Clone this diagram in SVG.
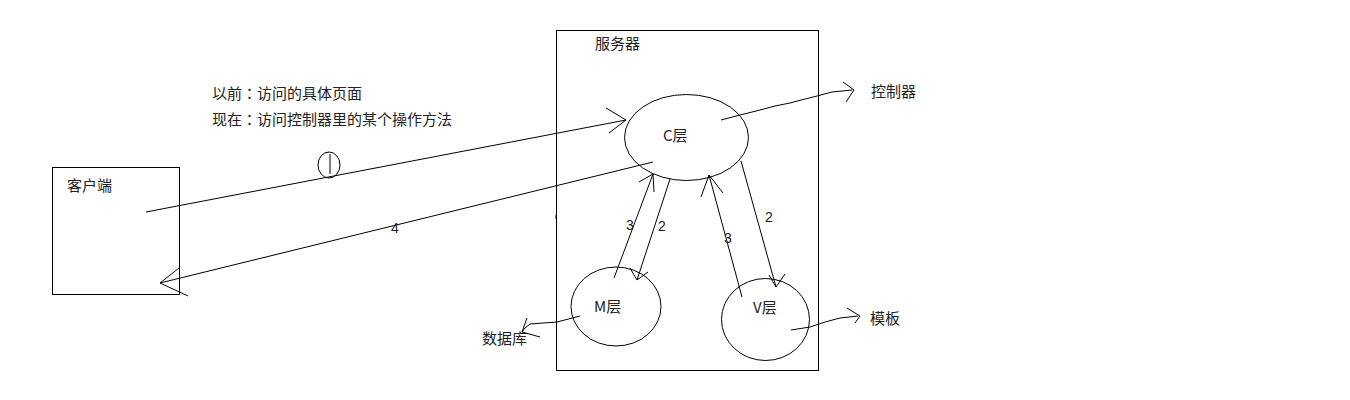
<svg xmlns="http://www.w3.org/2000/svg" width="1350" height="400" viewBox="0 0 1350 400">
<style>
.s{fill:none;stroke:#000;stroke-width:1}
.t{font-family:"Noto Sans CJK SC","Liberation Sans",sans-serif;font-size:15px;fill:#222}
.p{font-family:"Noto Sans CJK TC","Noto Sans CJK SC",sans-serif;font-size:15px;fill:#222}
.n{font-family:"Liberation Sans","Noto Sans CJK SC",sans-serif;font-size:14px;fill:#222}
</style>
<rect width="1350" height="400" fill="#fff"/>
<g id="notes">
<text class="p" x="212" y="99">以前：访问的具体页面</text>
<text class="p" x="212" y="125">现在：访问控制器里的某个操作方法</text>
</g>
<g id="client">
<rect class="s" x="52.5" y="167.5" width="127" height="127"/>
<text class="t" x="67" y="191">客户端</text>
</g>
<g id="server">
<rect class="s" x="556.5" y="30.5" width="262" height="340"/>
<text class="t" x="595" y="49">服务器</text>
</g>
<g id="c-layer">
<ellipse class="s" cx="686.5" cy="137.5" rx="62" ry="43"/>
<text class="t" x="663" y="141">C层</text>
</g>
<g id="m-layer">
<ellipse class="s" cx="616" cy="306.5" rx="45" ry="39.5"/>
<text class="t" x="594" y="312">M层</text>
</g>
<g id="v-layer">
<ellipse class="s" cx="765.5" cy="319.5" rx="44" ry="41"/>
<text class="t" x="753" y="313">V层</text>
</g>
<g id="controller">
<text class="t" x="871" y="97">控制器</text>
</g>
<g id="database">
<text class="t" x="482" y="344">数据库</text>
</g>
<g id="template">
<text class="t" x="870" y="324">模板</text>
</g>
<g id="connectors">
<polyline class="s" points="146,212 626,120"/>
<polyline class="s" points="606,108 626,120 609,133"/>
<ellipse class="s" cx="329" cy="165" rx="11" ry="13"/>
<line class="s" x1="330" y1="154" x2="330" y2="174"/>
<polyline class="s" points="653,162 160,283"/>
<polyline class="s" points="179,268 160,283 188,296"/>
<text class="n" x="391" y="233">4</text>
<polyline class="s" points="614,278 653,174"/>
<polyline class="s" points="639,182 653,174 654,192"/>
<text class="n" x="626" y="230">3</text>
<polyline class="s" points="670,179 637,280"/>
<polyline class="s" points="630,268 637,280 648,272"/>
<text class="n" x="658" y="231">2</text>
<polyline class="s" points="742,297 709,175"/>
<polyline class="s" points="701,197 709,175 723,193"/>
<text class="n" x="724" y="243">3</text>
<polyline class="s" points="741,161 776,287"/>
<polyline class="s" points="769,275 776,287 785,274"/>
<text class="n" x="765" y="222">2</text>
<polyline class="s" points="721,120 740,115 760,110 775,106 790,103 805,99 817,96 832,92 852,90"/>
<polyline class="s" points="843,82 854,90 846,102"/>
<polyline class="s" points="580,316 557,322 530,324 525,328 522,332"/>
<polyline class="s" points="527,318 522,332 540,337"/>
<polyline class="s" points="791,330 810,327 825,322 840,318 858,316"/>
<polyline class="s" points="847,308 860,316 855,323"/>
<line class="s" x1="556" y1="215" x2="556" y2="219"/>
</g>
</svg>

=====

> [DIRECTIONS] Exclude the pictures. Write out the remaining data exactly.

> [EXPECTED ANSWER]
Clone this diagram in SVG.
<svg xmlns="http://www.w3.org/2000/svg" width="1350" height="400" viewBox="0 0 1350 400">
<style>
.s{fill:none;stroke:#000;stroke-width:1}
.t{font-family:"Noto Sans CJK SC","Liberation Sans",sans-serif;font-size:15px;fill:#222}
.p{font-family:"Noto Sans CJK TC","Noto Sans CJK SC",sans-serif;font-size:15px;fill:#222}
.n{font-family:"Liberation Sans","Noto Sans CJK SC",sans-serif;font-size:14px;fill:#222}
</style>
<rect width="1350" height="400" fill="#fff"/>
<g id="notes">
<text class="p" x="212" y="99">以前：访问的具体页面</text>
<text class="p" x="212" y="125">现在：访问控制器里的某个操作方法</text>
</g>
<g id="client">
<rect class="s" x="52.5" y="167.5" width="127" height="127"/>
<text class="t" x="67" y="191">客户端</text>
</g>
<g id="server">
<rect class="s" x="556.5" y="30.5" width="262" height="340"/>
<text class="t" x="595" y="49">服务器</text>
</g>
<g id="c-layer">
<ellipse class="s" cx="686.5" cy="137.5" rx="62" ry="43"/>
<text class="t" x="663" y="141">C层</text>
</g>
<g id="m-layer">
<ellipse class="s" cx="616" cy="306.5" rx="45" ry="39.5"/>
<text class="t" x="594" y="312">M层</text>
</g>
<g id="v-layer">
<ellipse class="s" cx="765.5" cy="319.5" rx="44" ry="41"/>
<text class="t" x="753" y="313">V层</text>
</g>
<g id="controller">
<text class="t" x="871" y="97">控制器</text>
</g>
<g id="database">
<text class="t" x="482" y="344">数据库</text>
</g>
<g id="template">
<text class="t" x="870" y="324">模板</text>
</g>
<g id="connectors">
<polyline class="s" points="146,212 626,120"/>
<polyline class="s" points="606,108 626,120 609,133"/>
<ellipse class="s" cx="329" cy="165" rx="11" ry="13"/>
<line class="s" x1="330" y1="154" x2="330" y2="174"/>
<polyline class="s" points="653,162 160,283"/>
<polyline class="s" points="179,268 160,283 188,296"/>
<text class="n" x="391" y="233">4</text>
<polyline class="s" points="614,278 653,174"/>
<polyline class="s" points="639,182 653,174 654,192"/>
<text class="n" x="626" y="230">3</text>
<polyline class="s" points="670,179 637,280"/>
<polyline class="s" points="630,268 637,280 648,272"/>
<text class="n" x="658" y="231">2</text>
<polyline class="s" points="742,297 709,175"/>
<polyline class="s" points="701,197 709,175 723,193"/>
<text class="n" x="724" y="243">3</text>
<polyline class="s" points="741,161 776,287"/>
<polyline class="s" points="769,275 776,287 785,274"/>
<text class="n" x="765" y="222">2</text>
<polyline class="s" points="721,120 740,115 760,110 775,106 790,103 805,99 817,96 832,92 852,90"/>
<polyline class="s" points="843,82 854,90 846,102"/>
<polyline class="s" points="580,316 557,322 530,324 525,328 522,332"/>
<polyline class="s" points="527,318 522,332 540,337"/>
<polyline class="s" points="791,330 810,327 825,322 840,318 858,316"/>
<polyline class="s" points="847,308 860,316 855,323"/>
<line class="s" x1="556" y1="215" x2="556" y2="219"/>
</g>
</svg>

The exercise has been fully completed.